De la représentation à la présence, avec Blondel
L’hospitalité que m’a offerte ces jours-ci un ami, dans son appartement d’Aix en Provence dont le balcon s’ouvrait sur le massif de la Sainte Victoire, m’a donné l’envie de relire un petit chef d’œuvre de celui qu’on a appelé le « philosophe d’Aix », Maurice Blondel. Interrogé pendant de longues heures, en mai 1927, par le rédacteur en chef des Nouvelles littéraires, Blondel suggère à son interlocuteur de l’accompagner sur les « garrigues et sentiers » qui conduisent à son « petit abri comme tout bon Aixois en possède un dans un « cagnard », parmi l’aspic et la farigoule, à l’ombre légère des oliviers et des pins d’Alep »1, sur les pentes de la Sainte Victoire. De cette rencontre est né un ouvrage dans lequel le philosophe invite à ce qu’il appelle « la contagieuse radioactivité d’une pensée personnelle toujours à l’état naissant »2.
Sous le ton de la confidence, Blondel dévoile le cœur de sa démarche : « Je vous confierai un nouveau et grand secret : dans toutes nos pensées, il y a toujours deux sortes de pensée, comme serait un acide et une base (Pardon de cette image dénaturante). D’un côté une représentation qui se développe et s’organise en toute notre vie perceptive, discursive, constructive, par l’expérience sensible, par la science, par l’art, par la métaphysique ; d’un autre côté une présence nutritive, assimilatrice, unitive »3. Voilà pourquoi l’activité artistique et littéraire lui paraît une des voies royales vers la présence de ce qui est : « Bien loin de subir le joug des abstractions, l’activité artistique ou littéraire doit contribuer à nous en libérer : c’est elle, je le répète, qui nous fraie une des avenues les plus pénétrantes d’introduction à l’être : c’est elle qui, concourant à une science du singulier et au progrès, à la sauvegarde de la pensée concrète, épouse et féconde la métaphysique véritable au lieu d’être asservie à une idéologie »4.
C’est par là que l’esprit peut échapper à l’inflation. De même qu’il y a inflation financière lorsque les signes monétaires ne sont plus gagées par des réalités « nos connaissances abstraites et notionnelles sont comme cette monnaie fiduciaire, saine, féconde, indispensable pour faciliter mobiliser, anticiper même les valeurs réelles, tant qu’elle reste sous la conduite d’une judicieuse prudence qui évite de prendre des abstractions utilitaires pour des réalités concrètes »5.
Nous trouvons là le fil conducteur de sa philosophie de l’action : « Elle est très déficiente, pour ne pas dire déviante, la conception d’après laquelle la pratique ne serait qu’une application purement accidentelle et toujours appauvrie d’une théorie qui, de son étage supérieur, ordonnerait »6.
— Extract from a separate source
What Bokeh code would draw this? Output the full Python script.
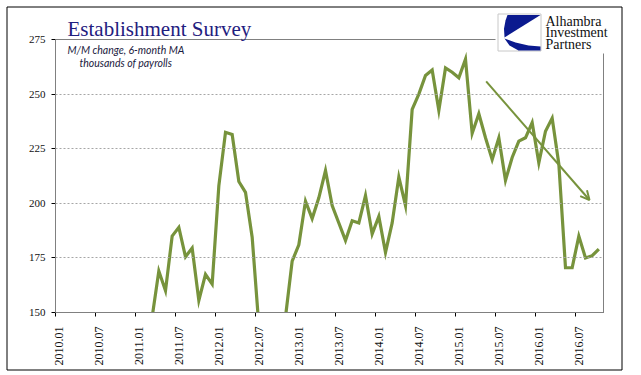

C’est dans la dialectique concrète de la pensée et de l’action que, pour Blondel, s’ouvre les chemins vers la réalité ultime : « Partout nous aboutissons à l’inachevé, sans nous résigner jamais à croire que c’est l’inachevable, sans être autorisé à penser que c’est l’inexistant ou l’intelligible ; et le rôle de la philosophie la plus critique et la plus développée c’est justement d’empêcher les faux achèvements autant que les faux découragements »7.
Bernard Ginisty
1 – Maurice Blondel (1861-1949) : Itinéraire philosophique. Propos recueillis par Frédéric Lefèvre. Éditions Aubier-Montaigne 1966, page 65
2 – Id. page 30
3 – Id. page 107
4 – Id. page 75
5 – Id. pages 119-120
6 – Id. page 172. Il écrit plus loin : « Aussi, loin de désavouer, j’admire ceux de mes élèves et de mes amis qui, sans orienter leur énergie vers les tâches spéculatives, s’inspirent toujours de ces mêmes pensées, en devenant d’autant mieux des hommes d’information et d’action, des agents de liaison et de compréhension » (page 173). C’est pourquoi il salue « la jeune et vigoureuse Société d’Études philosophiques du Sud-Est, récemment établie à Marseille par l’initiative et sous la présidence d’un de nos anciens étudiants les plus doués, l’industriel-philosophe Gaston Berger » (page 66).